Which was true. The planned route as seen on the phone has a tiny little elevation profile that told me I was very close to the highest point, just under the peak of Monte Razzano at 431 m. So on I trudged. And, eventually got there. At that point I sat down again to catch my breath before tackling the equally steep descent, and I'm glad I did because it required a lot of concentration. Shortly after turning onto a busier road there was a bar, the first actually on the route. Not only that, but they had sfogliatelle straight out of the oven, offered to keep an eye on the bike, and led to me a shady terrace where I drank a litre of water and slowly devoured the pastry.

A broad arch above a green door and window with my image reflected in the glass
Entrance to La Panuozzeria, the bar that saved my life.
Summit of Monte Razzano. Car park exit with two large trees on either side, trees in the foreground and rising up to a summit in the distance on which is a mobile phone mast
It doesn’t look like much from down here, but that’s the summit of Monte Razzano.

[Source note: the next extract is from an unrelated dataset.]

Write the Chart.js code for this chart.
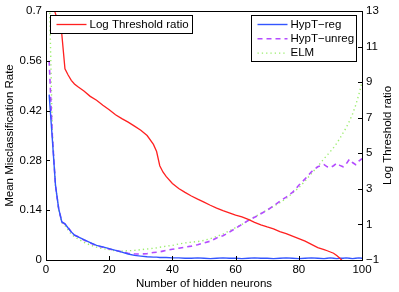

I rested for about 40 minutes, furious with myself for having been so foolish, proud that I had actually made it, and resolved to be sensible and cut the ride short. Yes, Anguillara was only 11 km away, but Cesano di Roma, through which the train from Anguillara would pass, was only about 5 km, and the ups and downs were mostly gentle.

With minutes to spare I got to the station, bought tickets for myself (€1.00) and the bicycle (€3.50), got on board, propped up the bike and fell into a seat. And despite the craziness of the day, I managed to cycle the kilometre or so up to home.

What did I learn? That I am an old geezer who is not nearly as young or as fit as he thinks he is. That I rush into some things without doing the needful. And that I am also bloody stubborn sometimes.

Visualise this!

Route map with elevation profile

As ever, I'm keen to see what I accomplished, so I used gpxstudio to join the tracks that Komoot recorded. But I realised that I was wrong about the elevation profile, which on my last slightly less foolish bicycle ride I thought might be displaying "a quasi-heatmap" of my speed. Nope, the colours denote slope, not speed (though, of course, those are closely related). So this time I plugged the track into GraphMyHike.com. That did a fine job of displaying both the elevation profile and the speed, a 20-minute moving average, ignoring rests longer than 5 minutes.2

Elevation profile and speed graphs

The tricky part about these graphs is that distance, rather than time, is constant along the abscissa. That seemed a bit strange at first, but it makes as much sense as keeping time constant. The decline in speed after 2 hours and then again after about 3:30 is salutary, slower than walking without a bicycle, for sure, because of all those little rests.

Final thought

There's a perfectly good, more or less level road that skirts Monte Razzano. Climbing to the summit only to zip back down on the other side strikes me as the sort of thing only a madman with something to prove would do. QED.


  1. I'm a little peeved that my watch thought I was cycling, very slowly, and didn't record any steps. 

  2. Amazingly, there was only one of those; all the others must have been shorter, though they didn't feel it.